◆ EXERCISE
In the lines below, output everything from the first line through the line containing "from matplotlib.ticker import" exactly as it is. Pictures are not part of the output.

☆ ☆ ☆ ☆ ☆ ☆ ☆

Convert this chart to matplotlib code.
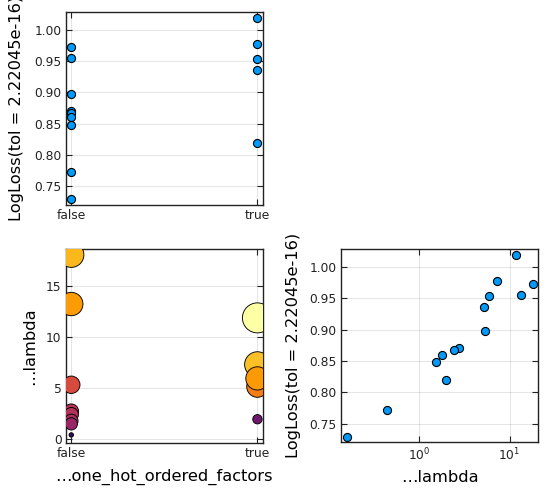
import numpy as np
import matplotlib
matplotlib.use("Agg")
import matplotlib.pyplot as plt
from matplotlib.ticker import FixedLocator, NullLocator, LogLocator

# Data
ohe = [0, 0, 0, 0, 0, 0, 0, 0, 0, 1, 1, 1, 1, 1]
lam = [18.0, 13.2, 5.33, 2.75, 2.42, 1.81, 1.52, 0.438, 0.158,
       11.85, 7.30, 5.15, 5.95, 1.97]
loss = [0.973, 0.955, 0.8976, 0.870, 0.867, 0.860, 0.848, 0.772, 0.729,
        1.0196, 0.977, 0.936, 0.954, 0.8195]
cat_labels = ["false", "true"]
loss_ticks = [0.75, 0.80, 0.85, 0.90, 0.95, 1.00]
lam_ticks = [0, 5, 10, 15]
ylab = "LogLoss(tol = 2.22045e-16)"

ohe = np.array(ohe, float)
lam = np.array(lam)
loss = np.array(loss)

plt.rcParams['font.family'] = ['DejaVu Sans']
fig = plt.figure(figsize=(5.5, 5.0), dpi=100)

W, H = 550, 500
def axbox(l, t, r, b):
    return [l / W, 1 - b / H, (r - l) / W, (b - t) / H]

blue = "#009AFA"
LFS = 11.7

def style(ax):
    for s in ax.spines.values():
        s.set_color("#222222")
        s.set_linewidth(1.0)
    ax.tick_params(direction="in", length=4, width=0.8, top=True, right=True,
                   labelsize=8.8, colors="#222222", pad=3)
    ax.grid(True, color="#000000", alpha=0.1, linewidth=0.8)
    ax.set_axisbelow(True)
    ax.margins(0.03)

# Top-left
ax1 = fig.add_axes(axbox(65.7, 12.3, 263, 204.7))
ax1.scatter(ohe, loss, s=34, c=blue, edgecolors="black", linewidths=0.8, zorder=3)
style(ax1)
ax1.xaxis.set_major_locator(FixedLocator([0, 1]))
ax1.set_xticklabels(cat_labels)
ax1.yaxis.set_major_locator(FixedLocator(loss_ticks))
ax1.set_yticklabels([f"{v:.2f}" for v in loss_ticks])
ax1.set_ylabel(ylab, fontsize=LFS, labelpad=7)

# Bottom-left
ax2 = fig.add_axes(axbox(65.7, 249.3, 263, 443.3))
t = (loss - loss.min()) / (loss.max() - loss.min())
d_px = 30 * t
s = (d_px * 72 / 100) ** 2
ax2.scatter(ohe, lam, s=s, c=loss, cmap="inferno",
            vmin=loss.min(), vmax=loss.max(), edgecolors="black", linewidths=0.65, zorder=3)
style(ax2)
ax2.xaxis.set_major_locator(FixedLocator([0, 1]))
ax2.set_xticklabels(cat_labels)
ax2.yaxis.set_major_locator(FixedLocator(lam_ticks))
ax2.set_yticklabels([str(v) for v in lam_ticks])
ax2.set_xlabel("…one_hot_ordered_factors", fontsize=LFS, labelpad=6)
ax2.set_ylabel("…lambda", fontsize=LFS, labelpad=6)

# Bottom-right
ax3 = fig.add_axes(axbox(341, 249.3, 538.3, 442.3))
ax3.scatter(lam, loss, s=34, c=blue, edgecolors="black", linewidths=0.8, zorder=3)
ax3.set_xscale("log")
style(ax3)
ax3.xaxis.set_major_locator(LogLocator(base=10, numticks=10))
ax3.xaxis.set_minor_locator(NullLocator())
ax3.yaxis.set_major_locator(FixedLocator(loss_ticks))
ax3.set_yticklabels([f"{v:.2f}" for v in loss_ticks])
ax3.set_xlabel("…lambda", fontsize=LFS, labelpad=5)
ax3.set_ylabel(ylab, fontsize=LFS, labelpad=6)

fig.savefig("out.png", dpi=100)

☆ ☆ ☆ ☆ ☆ ☆ ☆

◆ EXERCISE RESULT
Convert this chart to matplotlib code.
import numpy as np
import matplotlib
matplotlib.use("Agg")
import matplotlib.pyplot as plt
from matplotlib.ticker import FixedLocator, NullLocator, LogLocator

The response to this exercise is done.